Las obras de la artista, simbólica, surrealista, o denunciante, pretenden siempre dar un mensaje al espectador. 

“Mi seudónimo es el viento y  mi musa es la vida. En mi  mente bullen imágenes que quiero plasmar en el lienzo, pero soy consciente  de la acumulación de obra que tendría que tener y  de vez en cuando hago ventas para que el espectador disfrute  lo que le guste. No soy seguidora de nadie, ni tengo ídolos”. Con esta categórica frase Hannya Buentemeyer, artista costarricense, deja entrever su espíritu indomable, pero a la vez delicado, como su obra pictórica.

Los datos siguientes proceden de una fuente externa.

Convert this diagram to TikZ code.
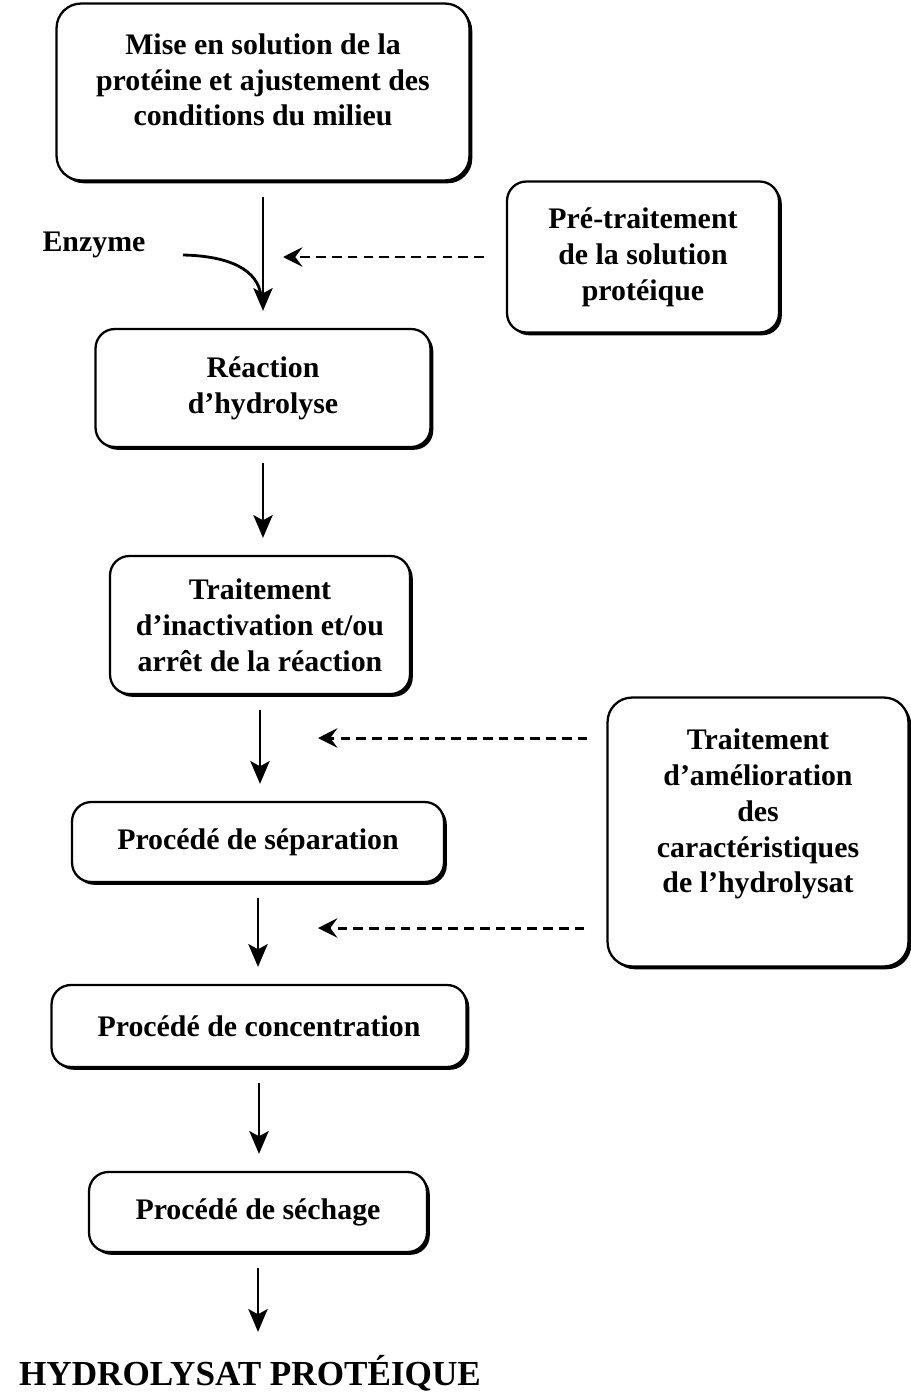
\documentclass[tikz,border=0pt]{standalone}
\usepackage{fontspec}
\setmainfont{Liberation Serif}
\usetikzlibrary{arrows.meta,shadows}

\begin{document}
\begin{tikzpicture}[
    x=0.02cm, y=-0.02cm,
    every node/.style={font=\fontsize{17}{20.4}\selectfont\bfseries},
    box/.style={draw, rounded corners=11pt, line width=1.3pt, fill=white,
                align=center, inner sep=0pt,
                drop shadow={shadow xshift=1.6pt, shadow yshift=-1.6pt,
                             fill=black, opacity=1}},
    arr/.style ={-{Stealth[length=13pt, width=11pt, inset=3pt]}, line width=1.2pt,
                 shorten <=0.3cm, shorten >=0.34cm},
    dsh/.style ={-{Stealth[length=11pt, width=11pt, inset=4pt]}, line width=1.7pt,
                 dash pattern=on 5.5pt off 3.5pt}
  ]
  \useasboundingbox (0,0) rectangle (910,1399);
  \node[box, rounded corners=14pt, minimum width=8.26cm, minimum height=3.54cm, text depth=14pt]
        (top) at (263,92) {Mise en solution de la\\prot\'eine et ajustement des\\conditions du milieu};
  \node[box, minimum width=5.44cm, minimum height=3.02cm]
        (pre) at (643,257) {Pr\'e-traitement\\de la solution\\prot\'eique};
  \node[box, minimum width=6.7cm, minimum height=2.36cm]
        (hyd) at (263,388) {R\'eaction\\d'hydrolyse};
  \node[box, minimum width=6.0cm, minimum height=2.76cm]
        (ina) at (260,625) {Traitement\\d'inactivation et/ou\\arr\^et de la r\'eaction};
  \node[box, rounded corners=14pt, minimum width=6.02cm, minimum height=5.38cm, text depth=24pt]
        (ame) at (758,832) {Traitement\\d'am\'elioration\\des\\caract\'eristiques\\de l'hydrolysat};
  \node[box, minimum width=7.44cm, minimum height=1.6cm]
        (sep) at (258,842) {Proc\'ed\'e de s\'eparation};
  \node[box, minimum width=8.3cm, minimum height=1.64cm]
        (con) at (259,1026) {Proc\'ed\'e de concentration};
  \node[box, minimum width=6.76cm, minimum height=1.6cm]
        (sec) at (258,1212) {Proc\'ed\'e de s\'echage};
  \node[font=\fontsize{20}{24}\selectfont\bfseries] (hp) at (250,1373) {HYDROLYSAT PROT\'EIQUE};
  \node (enz) at (94,245) {Enzyme};

  % main line
  \draw[arr] (top.south) -- (top.south |- hyd.north);
  \draw[arr] (hyd.south) -- (hyd.south |- ina.north);
  \draw[arr] (ina.south) -- (ina.south |- sep.north);
  \draw[arr] (sep.south) -- (sep.south |- con.north);
  \draw[arr] (con.south) -- (con.south |- sec.north);
  \draw[arr] (sec.south) -- (sec.south |- hp.north);

  % enzyme
  \coordinate (enzA) at (183,255);
  \coordinate (enzB) at (261,296);
  \draw[line width=1.6pt] (enzA) .. controls (230,256) and (258,270) .. (enzB);

  % side treatments
  \coordinate (preIn) at (283,257);
  \coordinate (ameA) at (318,738);
  \coordinate (ameB) at (318,928);
  \draw[dsh, shorten <=0.44cm] (pre.west) -- (preIn);
  \draw[dsh, shorten <=0.38cm] (ameA -| ame.west) -- (ameA);
  \draw[dsh, shorten <=0.44cm] (ameB -| ame.west) -- (ameB);
\end{tikzpicture}
\end{document}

La mujer que a los 5 años de edad comenzó a leer la biblia y escritores clásicos, en 1980 se dedica de lleno a las artes plásticas, centrando su obra en los  indígenas del continente latinoamericano. Posteriormente emprende diversos viajes a esas latitudes, en donde visita lugares arqueológicos, museos y convive con algunas poblaciones que le transmiten sus tradiciones y creencias, y le enseñan a apreciar aún más su legado, como las vasijas y las Esferas del Diquis en Costa Rica, temas que plasma en lienzos como musa de la vida, presentando varias exposiciones que cruzan el continente.

Al preguntarle ¿por qué escogió desde el principio de su carrera pictórica la vasija indígena? Ella responde que en sus lecturas y observaciones se da cuenta desde muy pequeña que  la vasija  jugó un importantísimo rol en la vida de los indígenas. “Fueron urnas mortuorias, porque en ellas algunas tribus indígenas  colocaban a sus difuntos. En la vida cotidiana, la utilizaban para para guardar granos, agua y bebidas.  También guardaban la sangre de personas y animales que ofrendaban a los dioses, además de ser objetos de decoración para los  hogares”.

Entre las obras de Hannya Buentemeyer se destacan pinturas de las esferas del Diquis, en las que representa al indígena  como siluetas que se mueven a su alrededor, o pinta la montaña Betambal con los nativos y le da su significado intuitivo. Como obra  auténtica, que no copia a nadie ni se basa teorías de arqueólogos, reta la imaginación y al expresionismo plasmado en obras como Exodo en Cuzco, El calendario Azteca, La destrucción del río Terraba, El indio Misquito y Fusión de culturas, entre otros.

Pinta exuberantes flores tropicales  y orquídeas desde su propia óptica, llevándolas al lienzo como pintora y no como  bióloga, afirmando que “el que copia es cobarde ante si mismo pues no se atreve a transmitir  nada, pues el que lo pensó y plasmó es el que tiene el mérito, salió de su alma y mente  y así lo plasma en el lienzo, no importa cual motivo escoja el pintor”.

La naturaleza, flora, bosques y mares se mantienen como parte de su temática pictórica, que envía el mensaje de conservación del ambiente, como lo mostró en la exposición “Silencio, Paz y Libertad”. Ella disfruta toda la naturaleza, como  el ruido de las olas, las aves y los cambios de clima…y con calma e imaginación pinta el viento, al punto que puede sentirse visualmente.

“Voy por la senda de la vida con pasos firmes, pero sin saber a donde me llevan. Acepto  la vida como ella se presenta, no busco ni la fama ni el reconocimiento, pues  una de mis metas es poder perder totalmente el ego, pues el ego da mas frustraciones que satisfacciones” afirma la artista, cuyas obras se encuentran en Alemania, Polonia, Suiza, Sur América y Costa Rica y que hoy compartimos en la revista Petra.